Como ilustração, João Melo acumula as funções de deputado do MPLA com o cargo de director-geral da Revista África 21, um órgão de informação privado. A situação de deputado-director, publicamente ostentada por João Melo, fere os mesmos preceitos legais e éticos que as incompatibilidades assacadas à Tchizé dos Santos. A Lei Constitucional, na Alínea C do Artigo 82, estabelece, como incompatíveis, a gestão de uma sociedade por quotas, como é o caso da Revista África 21, e a direcção de uma empresa pública, que se aplica à TPA.

A atitude de Tchizé dos Santos, de se retirar do parlamento de forma voluntária, acaba por constituir um grande acto de responsabilidade política que o MPLA e o seu pai, o Presidente da República, são incapazes de assumir. O de separar o trigo do jóio. Ou seja, separar a função pública dos negócios privados dos dirigentes.
O MPLA não está em condições de o fazer por se ter transformado numa sociedade
comercial de representação limitada – com um passado histórico de luta pela libertação nacional. Hoje, a principal acção do MPLA é a cobertura política dos negócios privados dos seus dirigentes.

Por sua vez, o Presidente da República é refém dos actos de rapina da elite que comanda. Hoje, a corrupção é o poder e o poder é a corrupção. Não há como separá-los no actual regime. A corrupção é a trave mestra da manutenção do grupo que manda em Angola.
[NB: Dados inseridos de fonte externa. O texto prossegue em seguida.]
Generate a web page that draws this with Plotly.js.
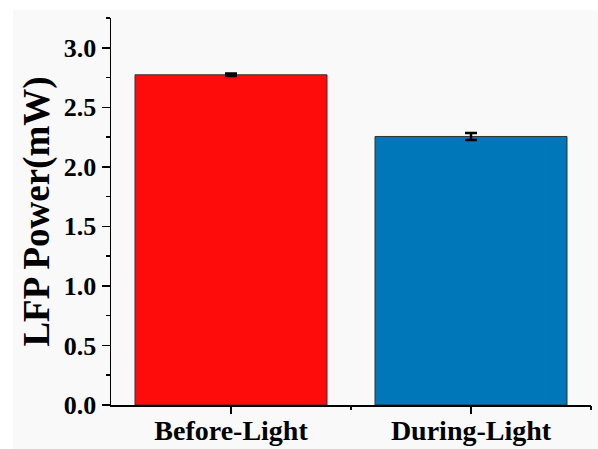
<!DOCTYPE html>
<html>
<head>
<meta charset="utf-8">
<script src="https://cdn.plot.ly/plotly-3.0.1.min.js"></script>
<style>html,body{margin:0;padding:0;background:#fff;}#chart{width:598px;height:449px;}</style>
</head>
<body>
<div id="chart"></div>
<script>
const categories = ['Before-Light', 'During-Light'];
const values = [2.773, 2.255];
const errors = [0.01, 0.03];
const barColors = ['#fe0c0c', '#0077b9'];
const yTickVals = [0, 0.5, 1.0, 1.5, 2.0, 2.5, 3.0];
const yTickText = ['0.0', '0.5', '1.0', '1.5', '2.0', '2.5', '3.0'];

const font = 'Liberation Serif, Times New Roman, serif';

const traces = [{
  type: 'bar',
  x: categories,
  y: values,
  width: 0.8,
  marker: {color: barColors, line: {color: '#333333', width: 1}},
  error_y: {type: 'data', array: errors, visible: true, color: '#000', thickness: 2.5, width: 6},
  hoverinfo: 'none'
}, {
  type: 'scatter', x: [0.5, 1.5], y: [0, 0], xaxis: 'x2', mode: 'markers',
  marker: {opacity: 0}, hoverinfo: 'none', showlegend: false
}];

const layout = {
  width: 598, height: 449,
  margin: {l: 111, r: 7, t: 18, b: 44},
  paper_bgcolor: '#ffffff',
  plot_bgcolor: '#f9f9f9',
  showlegend: false,
  shapes: [{
    type: 'rect', xref: 'paper', yref: 'paper', layer: 'below',
    x0: -0.204, x1: 1.02, y0: -0.12, y1: 1.0207,
    fillcolor: '#f9f9f9', line: {width: 0}
  }],
  xaxis: {
    type: 'category', range: [-0.5, 1.5],
    showline: true, linecolor: '#000', linewidth: 1.5,
    ticks: 'outside', ticklen: 7, tickcolor: '#000', tickwidth: 1.5,
    ticklabelstandoff: -7,
    showgrid: false, zeroline: false,
    tickfont: {family: font, size: 28, color: '#000', weight: 'bold'}
  },
  xaxis2: {
    overlaying: 'x', range: [-0.5, 1.5], showline: false,
    tickvals: [0.5, 1.5], ticktext: ['', ''], ticks: 'outside', ticklen: 4,
    tickcolor: '#000', tickwidth: 1.5, showgrid: false, zeroline: false
  },
  yaxis: {
    range: [0, 3.25],
    tickvals: yTickVals, ticktext: yTickText,
    showline: true, linecolor: '#000', linewidth: 1.5,
    ticks: 'outside', ticklen: 8, tickcolor: '#000', tickwidth: 1.5,
    minor: {ticks: 'outside', ticklen: 4, dtick: 0.25, tick0: 0, tickcolor: '#000', tickwidth: 1.5, showgrid: false},
    showgrid: false, zeroline: false,
    tickfont: {family: font, size: 26, color: '#000', weight: 'bold'},
    title: {text: 'LFP Power(mW)', font: {family: font, size: 37, color: '#000', weight: 'bold'}, standoff: 3}
  }
};

Plotly.newPlot('chart', traces, layout, {displayModeBar: false, staticPlot: true});
</script>
</body>
</html>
Apesar dessa constatação, o exemplo da Tchizé, que não usou da prerrogativa de ser filha de quem é para continuar na Assembleia Nacional, deve ser seguido por outras figuras do MPLA.

Haja um membro de topo do regime do MPLA a manifestar-se, por iniciativa própria, pela moralidade da administração pública, respeito às leis e aos órgãos de soberania. A demonstração passa por actos concretos de distinção transparente entre o público – de todos os angolanos – e o privado, aquilo que é particular ou da sua família.

Luanda, 12 de Setembro de 2009.

*Rafael Marques de Moraes é jornalista angolano.